Set the lines down again exactly, first line through the line that contains "from matplotlib.ticker import", with no pictures.

-- Information provided start --

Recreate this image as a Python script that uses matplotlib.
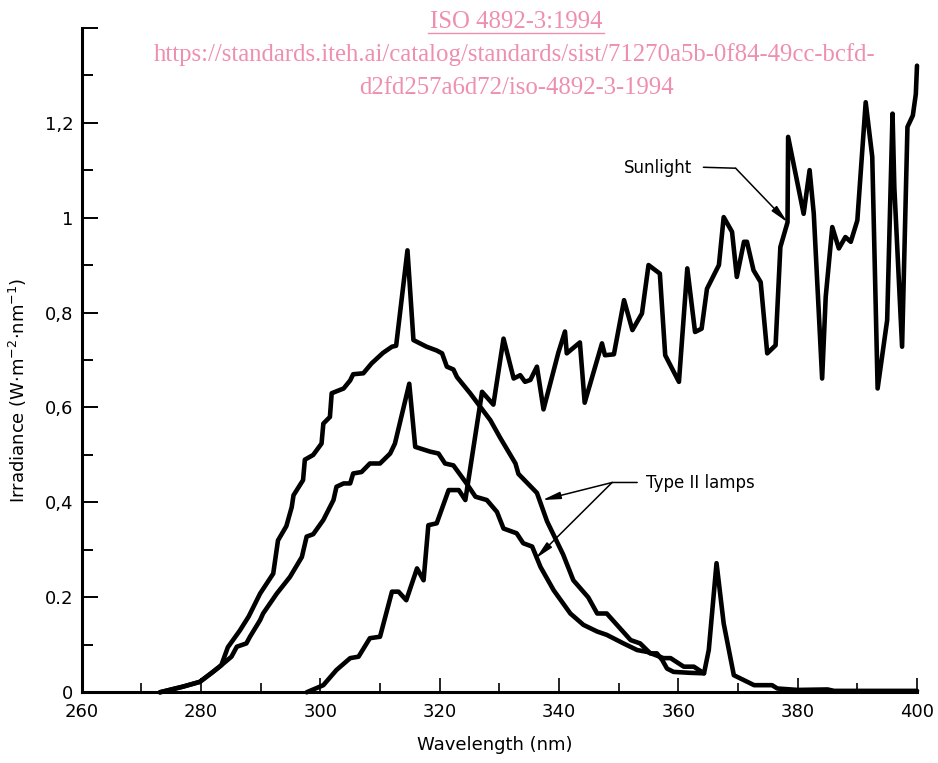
import matplotlib
matplotlib.use("Agg")
import matplotlib.pyplot as plt
from matplotlib.ticker import FixedLocator, FixedFormatter

# ---------------- data ----------------
sun_wl = [297.7, 300.5, 302.7, 305.0, 306.4, 308.3, 310.0, 312.0, 313.1, 314.4,
          316.2, 317.3, 318.1, 319.5, 321.5, 323.2, 324.3, 327.1, 329.0, 330.7,
          332.4, 333.5, 334.3, 335.2, 336.3, 337.4, 339.9, 341.0, 341.3, 343.5,
          344.3, 347.2, 347.7, 349.2, 350.9, 352.3, 353.9, 355.0, 356.9, 357.8,
          360.1, 361.5, 362.8, 363.9, 364.8, 366.8, 367.6, 369.0, 369.8, 371.0,
          371.5, 372.6, 373.8, 374.9, 376.3, 377.1, 378.3, 378.4, 381.0, 382.0,
          382.7, 384.1, 384.7, 385.8, 386.9, 388.0, 388.9, 390.0, 391.4, 392.5,
          393.4, 395.0, 395.9, 396.2, 397.5, 398.4, 399.3, 399.8, 400.0]
sun_val = [0.0, 0.015, 0.047, 0.072, 0.075, 0.114, 0.117, 0.212, 0.212, 0.194,
           0.261, 0.236, 0.352, 0.356, 0.426, 0.426, 0.405, 0.633, 0.606, 0.745,
           0.661, 0.668, 0.654, 0.658, 0.686, 0.596, 0.716, 0.760, 0.714, 0.737,
           0.610, 0.735, 0.710, 0.712, 0.826, 0.763, 0.798, 0.900, 0.882, 0.710,
           0.654, 0.893, 0.759, 0.766, 0.850, 0.900, 1.001, 0.970, 0.875, 0.949,
           0.949, 0.889, 0.864, 0.714, 0.731, 0.938, 0.990, 1.170, 1.008, 1.100,
           1.008, 0.661, 0.833, 0.980, 0.935, 0.959, 0.949, 0.994, 1.243, 1.128,
           0.640, 0.784, 1.219, 1.064, 0.728, 1.191, 1.215, 1.260, 1.320]

lampA_wl = [273.1, 277.0, 279.8, 282.0, 283.4, 284.5, 286.5, 288.0, 289.9, 292.1,
            292.9, 294.3, 295.2, 295.5, 297.1, 297.4, 298.8, 300.2, 300.5, 301.6,
            301.9, 303.9, 305.0, 305.5, 307.2, 308.6, 310.5, 312.0, 312.7, 314.6,
            315.6, 317.8, 319.5, 320.4, 321.2, 322.3, 322.9, 325.1, 328.5, 330.1,
            332.7, 333.2, 336.3, 338.0, 340.7, 342.4, 344.9, 346.4, 348.0, 350.0,
            352.0, 353.6, 355.3, 356.4, 357.3, 358.1, 359.2, 362.0, 364.3, 365.1,
            366.4, 367.6, 369.3, 372.7, 375.7, 376.6, 380.0, 385.0, 386.1, 400.0]
lampA_val = [0.0, 0.012, 0.022, 0.043, 0.057, 0.095, 0.130, 0.160, 0.208, 0.250,
             0.320, 0.350, 0.390, 0.415, 0.447, 0.490, 0.500, 0.524, 0.566, 0.580,
             0.630, 0.640, 0.657, 0.670, 0.672, 0.693, 0.715, 0.728, 0.730, 0.931,
             0.742, 0.728, 0.720, 0.714, 0.686, 0.680, 0.664, 0.630, 0.573, 0.537,
             0.482, 0.460, 0.420, 0.360, 0.290, 0.236, 0.200, 0.166, 0.166, 0.138,
             0.110, 0.103, 0.082, 0.082, 0.068, 0.050, 0.043, 0.041, 0.040, 0.089,
             0.272, 0.145, 0.036, 0.015, 0.015, 0.008, 0.005, 0.006, 0.003, 0.003]

lampB_wl = [273.1, 277.0, 279.8, 282.0, 283.4, 285.1, 286.0, 287.6, 288.2, 289.9,
            290.4, 292.7, 294.9, 296.9, 297.7, 298.8, 300.5, 302.2, 302.7, 303.9,
            305.0, 305.5, 306.9, 308.3, 310.0, 311.7, 312.5, 314.9, 315.9, 318.4,
            319.8, 320.9, 322.3, 324.5, 326.0, 327.9, 329.6, 330.7, 332.9, 334.0,
            335.5, 336.9, 339.1, 341.9, 344.1, 346.4, 348.0, 350.8, 353.1, 354.8,
            357.5, 358.7, 360.9, 362.6, 364.3]
lampB_val = [0.0, 0.012, 0.022, 0.043, 0.057, 0.075, 0.096, 0.103, 0.117, 0.152,
             0.166, 0.208, 0.243, 0.285, 0.328, 0.333, 0.363, 0.405, 0.433, 0.440,
             0.440, 0.461, 0.464, 0.482, 0.482, 0.503, 0.524, 0.650, 0.517, 0.507,
             0.503, 0.482, 0.478, 0.440, 0.412, 0.405, 0.380, 0.345, 0.335, 0.314,
             0.307, 0.264, 0.215, 0.166, 0.142, 0.128, 0.121, 0.103, 0.089, 0.085,
             0.072, 0.072, 0.054, 0.054, 0.040]

x_major = [260, 280, 300, 320, 340, 360, 380, 400]
x_minor = [270, 290, 310, 330, 350, 370, 390]
y_major = [0.0, 0.2, 0.4, 0.6, 0.8, 1.0, 1.2, 1.4]
y_major_labels = ["0", "0.2", "0,4", "0,6", "0,8", "1", "1,2", ""]
y_minor = [0.1, 0.3, 0.5, 0.7, 0.9, 1.1, 1.3]

# ---------------- figure ----------------
W, H = 938, 763
fig = plt.figure(figsize=(W / 100, H / 100), dpi=100)
ax = fig.add_axes([81.7 / W, (H - 692.3) / H, 835.3 / W, 664.6 / H])

lw = 3.3
for xs, ys in [(lampA_wl, lampA_val), (lampB_wl, lampB_val), (sun_wl, sun_val)]:
    ax.plot(xs, ys, color="black", lw=lw, solid_joinstyle="round",
            solid_capstyle="round", clip_on=False)

ax.set_xlim(260, 400)
ax.set_ylim(0, 1.4)
for s in ["top", "right"]:
    ax.spines[s].set_visible(False)
for s in ["left", "bottom"]:
    ax.spines[s].set_linewidth(2.2)

ax.xaxis.set_major_locator(FixedLocator(x_major))
ax.xaxis.set_minor_locator(FixedLocator(x_minor))
ax.set_xticklabels([str(v) for v in x_major])
ax.yaxis.set_major_locator(FixedLocator(y_major))
ax.yaxis.set_major_formatter(FixedFormatter(y_major_labels))
ax.yaxis.set_minor_locator(FixedLocator(y_minor))

ax.tick_params(axis="x", which="major", direction="in", length=10, width=1.2,
               labelsize=13, pad=8)
ax.tick_params(axis="x", which="minor", direction="in", length=6.5, width=1.2)
ax.tick_params(axis="y", which="major", direction="in", length=11.5, width=1.4,
               labelsize=13, pad=6)
ax.tick_params(axis="y", which="minor", direction="in", length=8, width=1.4)

fig.text(495 / W, 1 - 745 / H, "Wavelength (nm)", ha="center", va="center",
         fontsize=13)
fig.text(18 / W, 1 - 390 / H,
         r"Irradiance (W$\cdot$m$^{-2}$$\cdot$nm$^{-1}$)",
         rotation=90, ha="center", va="center", fontsize=13)

# annotations
ax.text(362.3, 1.105, "Sunlight", ha="right", va="center", fontsize=12)
ax.annotate("", xy=(369.6, 1.104), xytext=(364.2, 1.106),
            arrowprops=dict(arrowstyle="-", lw=1.1, color="black",
                            shrinkA=0, shrinkB=0))
ax.annotate("", xy=(378.3, 0.99), xytext=(369.6, 1.104),
            arrowprops=dict(arrowstyle="-|>,head_length=0.9,head_width=0.18",
                            lw=1.1, color="black", shrinkA=0, shrinkB=0,
                            mutation_scale=12))

ax.text(354.5, 0.441, "Type II lamps", ha="left", va="center", fontsize=12)
ax.annotate("", xy=(348.9, 0.442), xytext=(353.1, 0.442),
            arrowprops=dict(arrowstyle="-", lw=1.1, color="black",
                            shrinkA=0, shrinkB=0))
for tip in [(337.2, 0.405), (336.1, 0.282)]:
    ax.annotate("", xy=tip, xytext=(348.9, 0.442),
                arrowprops=dict(arrowstyle="-|>,head_length=0.9,head_width=0.18",
                                lw=1.1, color="black", shrinkA=0, shrinkB=0,
                                mutation_scale=12))

# watermark
pink = "#ef8fb0"
wm_font = "Liberation Serif"
wm_size = 17.8
fig.text(516 / W, 1 - 22 / H, "ISO 4892-3:1994", ha="center", va="center",
         fontsize=wm_size, color=pink, family=wm_font)
fig.add_artist(plt.Line2D([428 / W, 604 / W], [1 - 33 / H, 1 - 33 / H],
                          color=pink, lw=1.0, transform=fig.transFigure))
fig.text(515 / W, 1 - 55 / H,
         "https://standards.iteh.ai/catalog/standards/sist/71270a5b-0f84-49cc-bcfd-",
         ha="center", va="center", fontsize=wm_size, color=pink, family=wm_font)
fig.text(516 / W, 1 - 88 / H, "d2fd257a6d72/iso-4892-3-1994", ha="center",
         va="center", fontsize=wm_size, color=pink, family=wm_font)

fig.savefig("out.png", dpi=100)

-- Information provided end --

- _Exercise result_
Recreate this image as a Python script that uses matplotlib.
import matplotlib
matplotlib.use("Agg")
import matplotlib.pyplot as plt
from matplotlib.ticker import FixedLocator, FixedFormatter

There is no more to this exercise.